Parashat Ki Tavo Deuteronomy 26:1-29:8
Dear Friends,
Ki Tavo, this week’s parasha can be taken in a variety of ways, simply because “Ki” in Hebrew has a number of meanings. It can mean, “when.” It can mean, “if.” It can mean, “because.” In keeping with the simple meaning of the text, the Children of Israel are being told by Moses that “when” they come into the Land of Israel, things are going to change. Not a surprise. We had been a nomadic people even before our time in Egypt. Certainly after our redemption from slavery into freedom, we remained in the wilderness, not really at home, for 40 years. Now we are faced with a transition. We are going to be rooted in the Land. It will be transformative.
Our behaviors are going to have to change. It will no longer be enough to be “wandering Arameans.” We are going to have to unite. We are going to have to respect property boundaries. We are going to have to pay taxes (tithes) to maintain the infrastructure of our government (i.e. the priests, levites and the Temple). And, we are going to be required to remember from where we came, who we had been, and who we have become. To that end, we are given the ritual of the “First Fruits,” the festival of Shavuot, a ritual that affirms a wonderful future.

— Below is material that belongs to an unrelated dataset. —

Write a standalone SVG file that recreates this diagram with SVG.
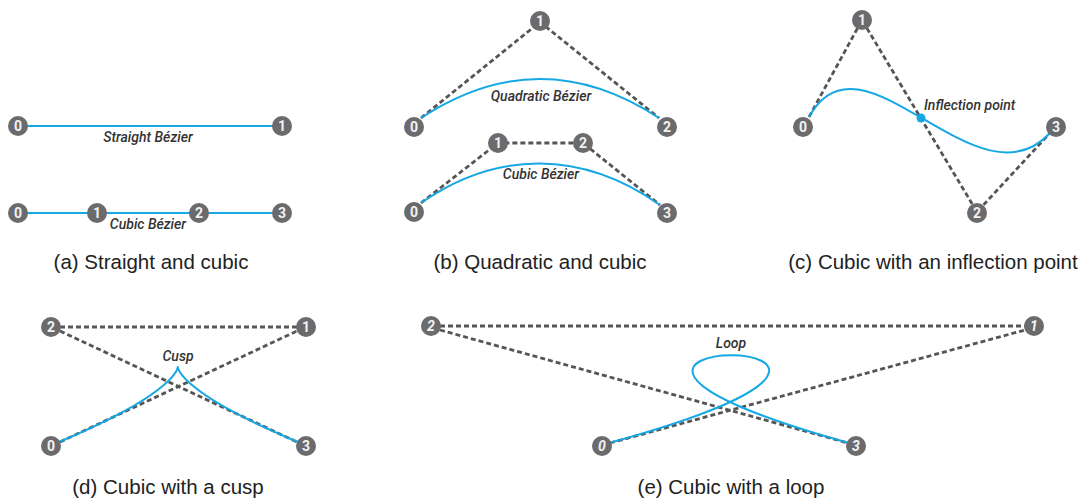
<svg xmlns="http://www.w3.org/2000/svg" width="1087" height="500" viewBox="0 0 1087 500">
<style>
.d{fill:none;stroke:#555;stroke-width:2.8;stroke-dasharray:5 3}
.c{fill:none;stroke:#16a8e3;stroke-width:2}
.n circle{fill:#6b6b6d}
.n text{font-family:Roboto,"Liberation Sans",sans-serif;font-size:14px;font-weight:bold;fill:#f2f2f2;text-anchor:middle}
.n.i text{font-style:italic}
.l{font-family:Roboto,"Liberation Sans",sans-serif;font-size:14px;font-weight:500;font-style:italic;fill:#333;text-anchor:middle}
.cap{font-family:"Liberation Sans",Arial,sans-serif;font-size:20.5px;fill:#222;text-anchor:middle}
</style>
<rect width="1087" height="500" fill="#fff"/>
<g id="connectors">
<!-- (a) -->
<line class="c" x1="18" y1="126" x2="282" y2="126"/>
<line class="c" x1="18" y1="213" x2="282" y2="213"/>
<!-- (b) -->
<polyline class="d" points="421,118 540,22 659,118"/>
<path class="c" d="M421,118 Q540,40 659,118"/>
<polyline class="d" points="421,203 498,143 583,143 660,205"/>
<path class="c" d="M421,203 C497,150 582,150 660,205"/>
<!-- (c) -->
<polyline class="d" points="809,117 862,20 977,212 1050,133"/>
<path class="c" d="M809,117 C862,20 977,212 1050,133"/>
<!-- (d) -->
<line class="d" x1="60" y1="327" x2="297" y2="327"/>
<line class="d" x1="60" y1="331" x2="297" y2="442"/>
<line class="d" x1="60" y1="442" x2="297" y2="331"/>
<path class="c" d="M59,442 C297,342 58,342 298,442"/>
<!-- (e) -->
<line class="d" x1="440" y1="326" x2="1025" y2="326"/>
<line class="d" x1="440" y1="330" x2="848" y2="443"/>
<line class="d" x1="610" y1="443" x2="1025" y2="330"/>
<path class="c" d="M609,443 C1034,326 430,326 849,443"/>
</g>
<circle cx="921" cy="118" r="4.5" fill="#16a8e3"/>
<g id="labels">
<text class="l" x="148" y="142">Straight Bézier</text>
<text class="l" x="148" y="229">Cubic Bézier</text>
<text class="l" x="541" y="101">Quadratic Bézier</text>
<text class="l" x="541" y="179">Cubic Bézier</text>
<text class="l" x="924" y="110" style="text-anchor:start">Inflection point</text>
<text class="l" x="178" y="361">Cusp</text>
<text class="l" x="731" y="348">Loop</text>
</g>
<g id="a-s0" class="n"><circle cx="18" cy="126" r="10"/><text x="18" y="131">0</text></g>
<g id="a-s1" class="n"><circle cx="282" cy="126" r="10"/><text x="282" y="131">1</text></g>
<g id="a-c0" class="n"><circle cx="18" cy="213" r="10"/><text x="18" y="218">0</text></g>
<g id="a-c1" class="n"><circle cx="97" cy="213" r="10"/><text x="97" y="218">1</text></g>
<g id="a-c2" class="n"><circle cx="199" cy="213" r="10"/><text x="199" y="218">2</text></g>
<g id="a-c3" class="n"><circle cx="282" cy="213" r="10"/><text x="282" y="218">3</text></g>
<g id="b-q0" class="n"><circle cx="414" cy="127" r="10"/><text x="414" y="132">0</text></g>
<g id="b-q1" class="n"><circle cx="540" cy="21" r="10"/><text x="540" y="26">1</text></g>
<g id="b-q2" class="n"><circle cx="667" cy="127" r="10"/><text x="667" y="132">2</text></g>
<g id="b-c0" class="n"><circle cx="414" cy="212" r="10"/><text x="414" y="217">0</text></g>
<g id="b-c1" class="n"><circle cx="498" cy="143" r="10"/><text x="498" y="148">1</text></g>
<g id="b-c2" class="n"><circle cx="583" cy="143" r="10"/><text x="583" y="148">2</text></g>
<g id="b-c3" class="n"><circle cx="667" cy="213" r="10"/><text x="667" y="218">3</text></g>
<g id="c-0" class="n"><circle cx="803" cy="127" r="10"/><text x="803" y="132">0</text></g>
<g id="c-1" class="n"><circle cx="862" cy="20" r="10"/><text x="862" y="25">1</text></g>
<g id="c-2" class="n"><circle cx="977" cy="213" r="10"/><text x="977" y="218">2</text></g>
<g id="c-3" class="n"><circle cx="1056" cy="127" r="10"/><text x="1056" y="132">3</text></g>
<g id="d-2" class="n"><circle cx="51" cy="327" r="10"/><text x="51" y="332">2</text></g>
<g id="d-1" class="n"><circle cx="306" cy="327" r="10"/><text x="306" y="332">1</text></g>
<g id="d-0" class="n"><circle cx="51" cy="446" r="10"/><text x="51" y="451">0</text></g>
<g id="d-3" class="n"><circle cx="306" cy="446" r="10"/><text x="306" y="451">3</text></g>
<g id="e-2" class="n i"><circle cx="431" cy="326" r="10"/><text x="431" y="331">2</text></g>
<g id="e-1" class="n i"><circle cx="1034" cy="326" r="10"/><text x="1034" y="331">1</text></g>
<g id="e-0" class="n i"><circle cx="602" cy="446" r="10"/><text x="602" y="451">0</text></g>
<g id="e-3" class="n i"><circle cx="856" cy="446" r="10"/><text x="856" y="451">3</text></g>
<g id="captions">
<text class="cap" x="151" y="269">(a) Straight and cubic</text>
<text class="cap" x="540" y="269">(b) Quadratic and cubic</text>
<text class="cap" x="933" y="269">(c) Cubic with an inflection point</text>
<text class="cap" x="168" y="494">(d) Cubic with a cusp</text>
<text class="cap" x="731" y="494">(e) Cubic with a loop</text>
</g>
</svg>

Implicit in that future vision is the idea that we will wander no more. We will be secure enough, rooted enough, to plant trees, vineyards and crops, and be around long enough to harvest them. We will get to enjoy the fruits of our labors, and rejoice.
Yet, nothing in life is free. This great, rosy future requires us to be loyal to our covenant with the Divine. To gain the blessings that are described in this Torah portion, we must become a just and honest people. We must continually seek justice, true justice, and care for the disenfranchised in the society. We must offer the sacrifices of all the various sorts, and not worship idols.
It seems simple, but is it? Judging by our history, clearly not. The Temple was destroyed, not once but twice. We have been exiled, and returned to our homeland, not once but twice. To survive, we invented synagogue worship as a replacement for animal sacrifice as a way to lift the spirit, and seek the Divine. More than that, we elevated the Sabbath to be a holy sanctuary in time to replace the physical one in space. While marble columns are not portable, we survived because the Shabbat, and the Torah, are portable and can be carried in our hearts.
So let us pause on this Shabbat, at least for a moment, and contemplate the miracle of our survival. The survival of a small people, that by all logic should have long ago become a footnote in the history of the world. Instead, we still seem to have a role to play. We hallow the role of the individual. We hallow the memories that connect us to our past and yet promise us a fruitful future. Yes, let us pause for a moment, and allow Shabbat to be just that, a time that refreshes and nurtures the soul. And in so doing, may this Shabbat give us that sense of completeness, that against all odds, we still seek, and may we find that Shalom. And having done so, renewed, may we return to our daily task, in small ways and large, to perfect the world.